Single by The Chambers Brothers

from the album New Generation
- A-side: "Are You Ready"
- B-side: "You Got the Power to Turn Me On"
- Released: 1969
- Length: 3:35
- Label: Columbia 4-44779
- Composer: Julius N. Chambers
- Producer: Tim O'Brien

US singles chronology
| "Time Has Come Today" (1969) | "Are You Ready" (1969) | "Wake Up" (1969) |

= Are You Ready (The Chambers Brothers song) =

"Are You Ready" is a 1969 single by The Chambers Brothers. It made the Billboard, Cash Box and Record World charts that year.
==Background==
"Are You Ready" was written by Julius N. Chambers who was the cousin and tour manager of The Chambers Brothers. Under the direction of Tim O'Brien, The Chambers Brothers recorded it. Backed with a Willie Chambers composition, "You Got the Power to Turn Me On", it was released on Columbia 4-44779 in February 1969. It followed a US re-release of "Time Has Come Today" on Columbia Hall of Fame series (cat# 4-33136) that year. It was followed by "Wake Up" on Columbia 4-44890 that year.

It was released in the UK on CBS 58-4098.

==Reception==
The single was a Pick of the Week in the 8 March 1969 issue of Cash Box. The review was positive with the reviewer making note of the potential to become an instant breakout.

For the week of 22 March, programmer Sebastian Tripp of radio WKBR in Manchester, New Hampshire had the record down as the week's Best Pick.
==Airplay==
The Chambers Brothers were pictured with the Smothers Brothers in the 1 March issue of Cash Box.

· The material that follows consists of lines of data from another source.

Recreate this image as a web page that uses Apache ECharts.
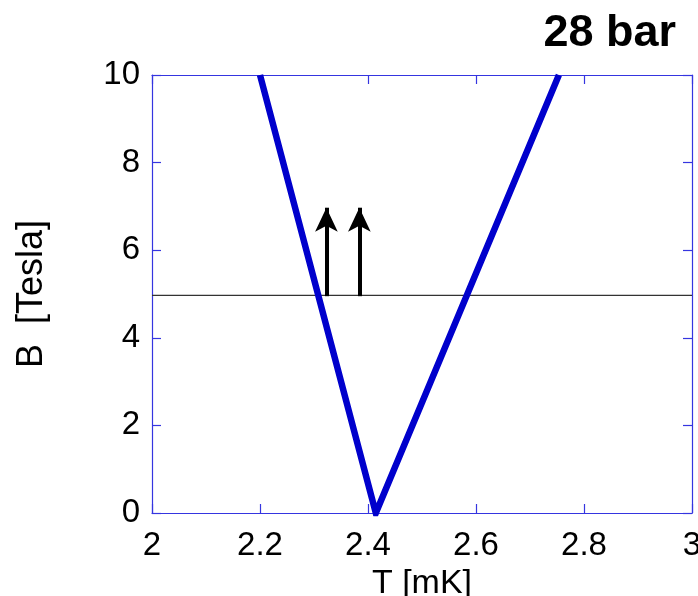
<!DOCTYPE html>
<html>
<head>
<meta charset="utf-8">
<script src="https://cdn.jsdelivr.net/npm/echarts@6/dist/echarts.min.js"></script>
<style>html,body{margin:0;padding:0;background:#fff;overflow:hidden;}#c{width:698px;height:596px;}</style>
</head>
<body>
<div id="c"></div>
<script>
// Data
const titleText = '28 bar';
const xName = 'T [mK]';
const yName = 'B  [Tesla]';
const phaseT = [2.2, 2.4145, 2.7535];   // T [mK] of the blue boundary
const phaseB = [10, 0, 10];             // B [Tesla]
const fieldLevel = 4.97;                // horizontal line B value
const lineT = [2, 3];
const arrowT = [2.323, 2.384];          // arrow positions (T)
const arrowFromB = 4.95;
const arrowToB = 6.97;
const xTicks = [2, 2.2, 2.4, 2.6, 2.8, 3];
const yTicks = [0, 2, 4, 6, 8, 10];

const axisBlue = '#3535e0';
const font = 'Liberation Sans, Arial, Helvetica, sans-serif';

const chart = echarts.init(document.getElementById('c'), null, {renderer: 'canvas'});

const baseX = {
  type: 'value', min: xTicks[0], max: xTicks[xTicks.length - 1], interval: 0.2,
  axisLine: {show: true, onZero: false, lineStyle: {color: axisBlue, width: 1.2}},
  axisTick: {show: true, inside: true, length: 9, lineStyle: {color: axisBlue, width: 1.2}},
  splitLine: {show: false}
};
const baseY = {
  type: 'value', min: yTicks[0], max: yTicks[yTicks.length - 1], interval: 2,
  axisLine: {show: true, onZero: false, lineStyle: {color: axisBlue, width: 1.2}},
  axisTick: {show: true, inside: true, length: 9, lineStyle: {color: axisBlue, width: 1.2}},
  splitLine: {show: false}
};

chart.setOption({
  backgroundColor: '#ffffff',
  animation: false,
  title: {
    text: titleText, right: 17, top: 6,
    textStyle: {fontFamily: font, fontWeight: 'bold', fontSize: 45, color: '#000'}
  },
  grid: {left: 152, right: 6, top: 75, bottom: 83, containLabel: false, outerBoundsMode: 'none'},
  xAxis: [
    Object.assign({}, baseX, {
      position: 'bottom',
      name: xName, nameLocation: 'middle', nameGap: 54,
      nameTextStyle: {fontFamily: font, fontSize: 34, color: '#000'},
      axisLabel: {show: true, margin: 16, fontFamily: font, fontSize: 33, color: '#000',
        formatter: v => String(parseFloat(v.toFixed(1)))}
    }),
    Object.assign({}, baseX, {position: 'top', axisLabel: {show: false}})
  ],
  yAxis: [
    Object.assign({}, baseY, {
      position: 'left',
      name: yName, nameLocation: 'middle', nameGap: 102, nameRotate: 90,
      nameTextStyle: {fontFamily: font, fontSize: 36, color: '#000'},
      axisLabel: {show: true, margin: 12, fontFamily: font, fontSize: 33, color: '#000',
        formatter: v => String(v)}
    }),
    Object.assign({}, baseY, {position: 'right', axisLabel: {show: false}})
  ],
  series: [
    {
      type: 'line', xAxisIndex: 0, yAxisIndex: 0,
      data: lineT.map(t => [t, fieldLevel]),
      symbol: 'none', lineStyle: {color: '#333333', width: 1.2}, z: 2
    },
    {
      type: 'line', xAxisIndex: 0, yAxisIndex: 0,
      data: phaseT.map((t, i) => [t, phaseB[i]]),
      symbol: 'none', lineStyle: {color: '#0000cc', width: 6.5, cap: 'butt', join: 'miter'}, z: 3,
      markLine: {
        silent: true, animation: false,
        symbol: ['none', 'arrow'], symbolSize: [17, 24],
        label: {show: false},
        lineStyle: {color: '#000', width: 4, type: 'solid'},
        data: arrowT.map(t => [{coord: [t, arrowFromB]}, {coord: [t, arrowToB]}])
      }
    }
  ]
});
</script>
</body>
</html>
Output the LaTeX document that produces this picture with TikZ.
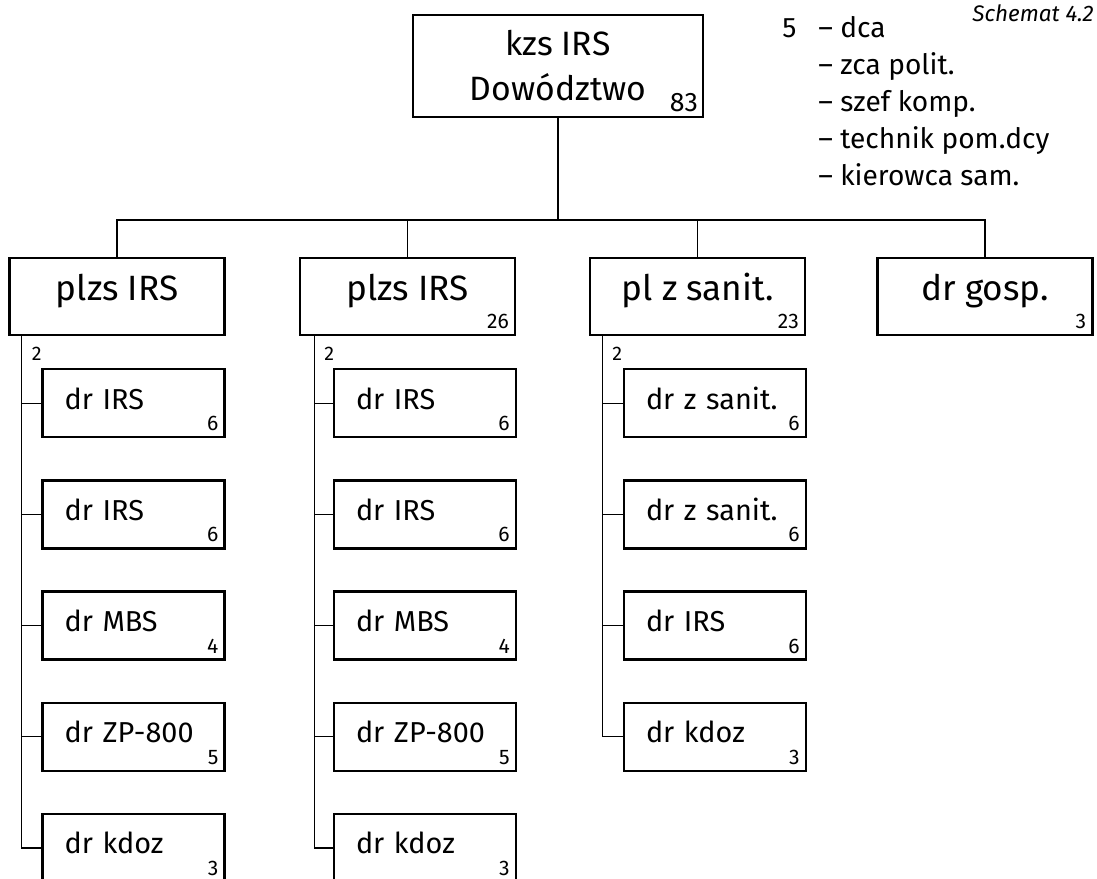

They had recently been presented with a gold record by the Smothers Brothers for their The Time Has Come album. They also performed their latest single, "Are You Ready" on the brothers show.

It was reported in the 8 March 1969 issue of Cash Box that 7% of radio stations who reported their statistics had added "Are You Ready" to their playlists. With 23% of radio stations having added "Are You Ready" to their playlists by 15 March, it was shown in the Cash Box Radio Active chart that the total to date was now 30%.
==Charts==
For the week of 15 March 1969 "Are You Ready" debuted at No. 21 in the Cash Box Looking Ahead chart. It peaked at No. 19 the following week, and was still in the chart for the week of 29 March.

For the week of 15 March, "Are You Ready" was at No. 125 in the Billboard Bubbling Under the Hot 100 chart. It peaked at No. 113 for the week of 29 March.

By 22 March, the single was already at No. 24 in the Record World Singles Coming Up chart. It peaked at No. 18 for the week of 12 April.
==Later years==
Along with the Chambers Brothers' "Love, Peace and Happiness", "Are You Ready" was recorded in Las Vegas in 2016 for the Power of Peace album by The Isley Brothers and Santana.